Steam rises from a blistered pizza as scooters thread past on a narrow Naples street, horns quick and impatient, church bells tumbling overhead. The air smells of fried dough, exhaust, and tomatoes cooked down to their deepest red. You stand in the historic center, fingers dusted with flour and sea salt, watching a pizzaiolo slap dough onto hot stone while laundry flaps between centuries-old balconies. It’s loud, a little chaotic, and instantly absorbing.
Mornings here start early. Espresso shot back at the counter, a warm sfogliatella in hand, and the city’s graffiti-marked walls leading you toward hidden cloisters and baroque churches. You weave through Spaccanapoli, pausing for a paper cone of fritti—golden crocchè, crisp arancini, salty anchovies—before the train pulls you toward the past.

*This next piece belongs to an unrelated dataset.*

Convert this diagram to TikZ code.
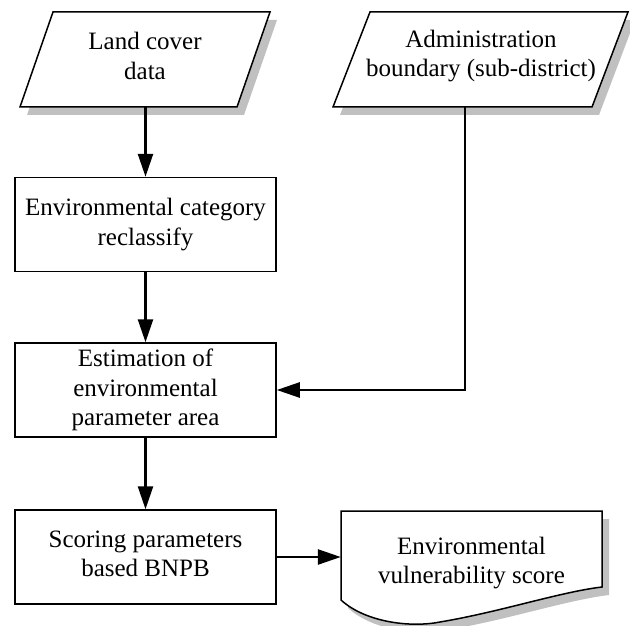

In Pompeii, the noise falls away. You step into shadowed villas, past frescoes of myth and fruit, along streets grooved by carriage wheels. Bread ovens, taverns, a quiet garden with a central pool: the ordinary details of lives paused in an instant. With Vesuvius looming, the day feels less like a museum visit and more like walking through the echo of an afternoon that never finished.
The coast announces itself with light. A ferry glides across the Bay of Naples, spray cool on your skin as Capri’s cliffs rise ahead, sheer and pale, dotted with impossibly placed houses. You wander from the marina up into polished lanes, past perfumeries and tiled piazzette, then find a terrace where the sea seems to surround you on three sides. Lunch is simple—grilled fish, lemon, olive oil, a glass of cold Falanghina—yet every flavor is sharpened by the view.
Then comes the road. The Amalfi Drive curves and clings to rock, every turn revealing another cove, another cluster of pastel houses stacked above the water. In Positano, you follow cascading stairways to the beach; in Amalfi, you pause under striped cathedral arches before settling at a seafront table. Plates of vongole, charred vegetables, and glossy lemon desserts arrive unhurried, the day stretching with each glass of local white wine and each sip of limoncello as the sky fades to copper.
High above, in Ravello, the week slows. You stroll through villa gardens that end, suddenly, in open sky and sea far below—terraces where stone pines frame a horizon that seems both distant and close. As evening settles, the last light slips off the water, the crowd thins, and the only sound is distant surf. You linger a moment longer, knowing this view, this quiet, is how Campania will stay with you long after you’ve left.